Since at the very least the release of Dell XPS 13 we can have "just-works" machines that run Linux.

Also, specially for developers, the amount of software tools that have better performance and UX on linux is incredible. Homebrew is a clunky mess compared to any other package manager. I've worked with devs who refused to run docker on their machines because they said they battery got destroyed. Unless you work with iOS development there is no real, practical advantage in using MacOS for work.

[–] [email protected] 2 points 1 year ago* (last edited 1 year ago)

Since at the very least the release of Dell XPS 13 we can have “just-works” machines that run Linux.

Uh. No. I love Linux, use it every day, but you need to know what you're doing.

I’ve worked with devs who refused to run docker on their machines because they said they battery got destroyed

How much power a docker container uses depends on the container. Obviously if the container pegs all eight CPU cores at 100% utilisation then yeah - battery life is going to suck. But with commonplace server side software running in the container I'm able to keep docker running all the time on my Mac and get about 18 hours on battery... and that's with a battery quite a bit smaller (therefore lighter) than the battery in the XPS-13.

Unless you work with iOS development there is no real, practical advantage

I have done iOS development in the past, but these days all of the software I write is for Linux.
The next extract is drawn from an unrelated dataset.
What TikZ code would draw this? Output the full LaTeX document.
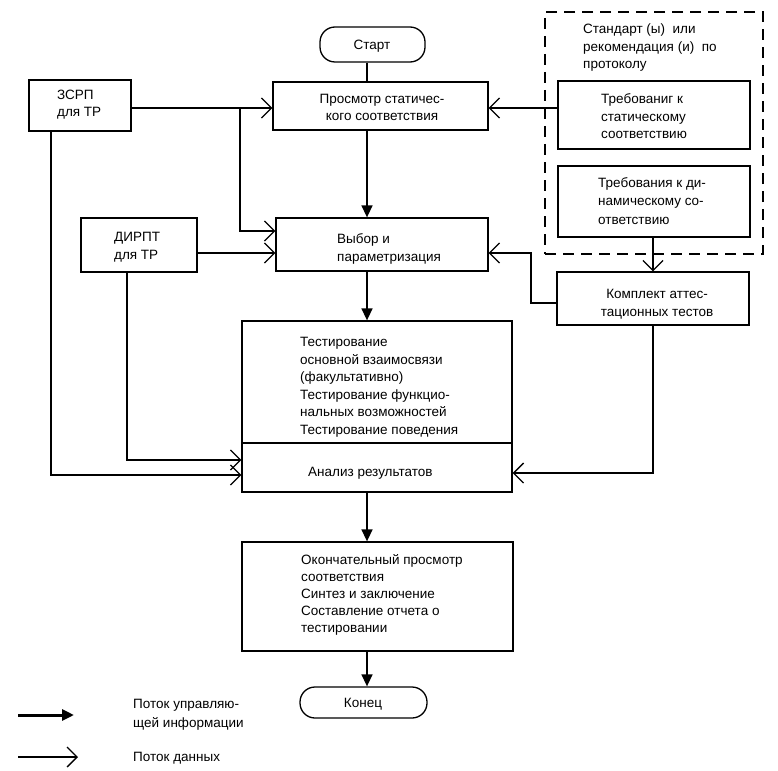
\documentclass[tikz,border=0pt]{standalone}
\usepackage{fontspec}
\setmainfont{Liberation Sans}
\usetikzlibrary{arrows.meta,calc}
\newcommand\diagfont{\fontsize{13.5}{17.5}\selectfont}
\begin{document}
\begin{tikzpicture}[x=1pt,y=-1pt,
  box/.style={draw, line width=1.3pt, inner sep=0pt},
  term/.style={box, rounded corners=15pt},
  dbox/.style={draw, line width=1.6pt, inner sep=0pt, dash pattern=on 11pt off 7pt},
  txtl/.style={inner sep=0pt, align=left, font=\diagfont, anchor=base west},
  txtc/.style={inner sep=0pt, align=center, font=\diagfont, anchor=base},
  ctrl/.style={line width=1.5pt, -{Triangle[length=12pt,width=11pt]}},
  plainl/.style={line width=1.5pt},
  data/.style={line width=1.3pt, line join=miter, -{Straight Barb[length=10pt,width=20pt,line width=1.3pt]}},
]
\useasboundingbox (0,0) rectangle (778,770);

% boxes
\node[term, minimum width=105pt, minimum height=35pt] (start) at (372.5,44.5) {};
\node[box, minimum width=215pt, minimum height=48pt] (pros) at (380.5,106) {};
\node[box, minimum width=212pt, minimum height=53pt] (vyb) at (382,244.5) {};
\node[box, minimum width=270pt, minimum height=122pt] (tst) at (377,382) {};
\node[box, minimum width=270pt, minimum height=49pt] (ana) at (377,467.5) {};
\node[box, minimum width=271pt, minimum height=109pt] (fin) at (377.5,596.5) {};
\node[term, minimum width=127pt, minimum height=31pt] (end) at (363.5,702.5) {};
\node[box, minimum width=102pt, minimum height=51pt] (zsrp) at (80,105.5) {};
\node[box, minimum width=116pt, minimum height=54pt] (dirpt) at (139,245) {};
\node[dbox, minimum width=218pt, minimum height=242pt] (std) at (654,133) {};
\node[box, minimum width=192pt, minimum height=68pt] (stat) at (654,115) {};
\node[box, minimum width=192pt, minimum height=71pt] (dyn) at (654,201.5) {};
\node[box, minimum width=192pt, minimum height=53pt] (kompl) at (653,298.5) {};

% texts (anchor = baseline of the last line)
\node[txtc] (tstart) at (372,50) {Старт};
\node[txtc] (tpros) at (382,121) {Просмотр статичес-\\кого соответствия};
\node[txtl] (tvyb) at (337,261) {Выбор и\\[0.5pt]параметризация};
\node[txtl] (ttst) at (300,434) {Тестирование\\основной взаимосвязи\\ (факультативно)\\Тестирование функцио-\\нальных возможностей\\Тестирование поведения};
\node[txtl] (tana) at (308,476) {Анализ результатов};
\node[txtl, font=\fontsize{13.5}{17}\selectfont] (tfin) at (301,632) {Окончательный просмотр\\соответствия\\Синтез и заключение\\Составление отчета о\\тестировании};
\node[txtc] (tend) at (363,707) {Конец};
\node[txtl] (tzsrp) at (57,117) {ЗСРП\\для ТР};
\node[txtl] (tdirpt) at (114,259) {ДИРПТ\\для ТР};
\node[txtl] (tstd) at (583,69) {Стандарт (ы) \ или\\рекомендация (и) \ по\\протоколу};
\node[txtl] (tstat) at (601,139) {Требованиг к\\статическому\\соответствию};
\node[txtl] (tdyn) at (598,224) {Требования к ди-\\[1pt]намическому со-\\[1pt]ответствию};
\node[txtc] (tkompl) at (657,316) {Комплект аттес-\\тационных тестов};
\node[txtl] (tleg1) at (133,727) {Поток управляю-\\[1pt]щей информации};
\node[txtl] (tleg2) at (133,761) {Поток данных};

% helper coordinates
\coordinate (cx) at (367,0);
\coordinate (yA) at (0,108);
\coordinate (yB) at (0,231);
\coordinate (yC) at (0,253);
\coordinate (yD) at (0,460);
\coordinate (yE) at (0,475);
\coordinate (yF) at (0,473);
\coordinate (yK) at (0,303);
\coordinate (xB) at (240,0);
\coordinate (xZ) at (51,0);
\coordinate (xD) at (127,0);
\coordinate (xK) at (531,0);
\coordinate (xR) at (653,0);

% control flow
\draw[plainl] (start.south -| cx) -- (pros.north -| cx);
\draw[ctrl] (pros.south -| cx) -- (vyb.north -| cx);
\draw[ctrl] (vyb.south -| cx) -- (tst.north -| cx);
\draw[ctrl] (ana.south -| cx) -- (fin.north -| cx);
\draw[ctrl] (fin.south -| cx) -- (end.north -| cx);

% data flow
\draw[data] (zsrp.east |- yA) -- (pros.west |- yA);
\draw[data] (xB |- yA) -- (xB |- yB) -- (vyb.west |- yB);
\draw[data] (dirpt.east |- yC) -- (vyb.west |- yC);
\draw[data] (zsrp.south -| xZ) -- (xZ |- yE) -- (ana.west |- yE);
\draw[data] (dirpt.south -| xD) -- (xD |- yD) -- (ana.west |- yD);
\draw[data] (stat.west |- yA) -- (pros.east |- yA);
\draw[data] (dyn.south -| xR) -- (kompl.north -| xR);
\draw[data] (kompl.west |- yK) -- (xK |- yK) -- (xK |- yC) -- (vyb.east |- yC);
\draw[data] (kompl.south -| xR) -- (xR |- yF) -- (ana.east |- yF);

% legend
\coordinate (l1a) at (18,715);
\coordinate (l1b) at (74,715);
\coordinate (l2a) at (18,757);
\coordinate (l2b) at (78,757);
\draw[line width=3pt, -{Triangle[length=12pt,width=11pt]}] (l1a) -- (l1b);
\draw[data] (l2a) -- (l2b);
\end{tikzpicture}
\end{document}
I think a Mac is the best way to develop Linux software - the Mac window manager is so much better than Gnome or KDE and it has really nice integration with other hardware (for example I'm typing this on a keyboard connected to my desktop Mac, but have the browser window open on a screen connected to my laptop Mac... you can do that on Linux, but it's just two clicks to enable it on a Mac and requires installing/configuring/troubleshooting third party software on Linux)

I have Linux installed on my Mac - and it works perfectly... if it was better I would be using it.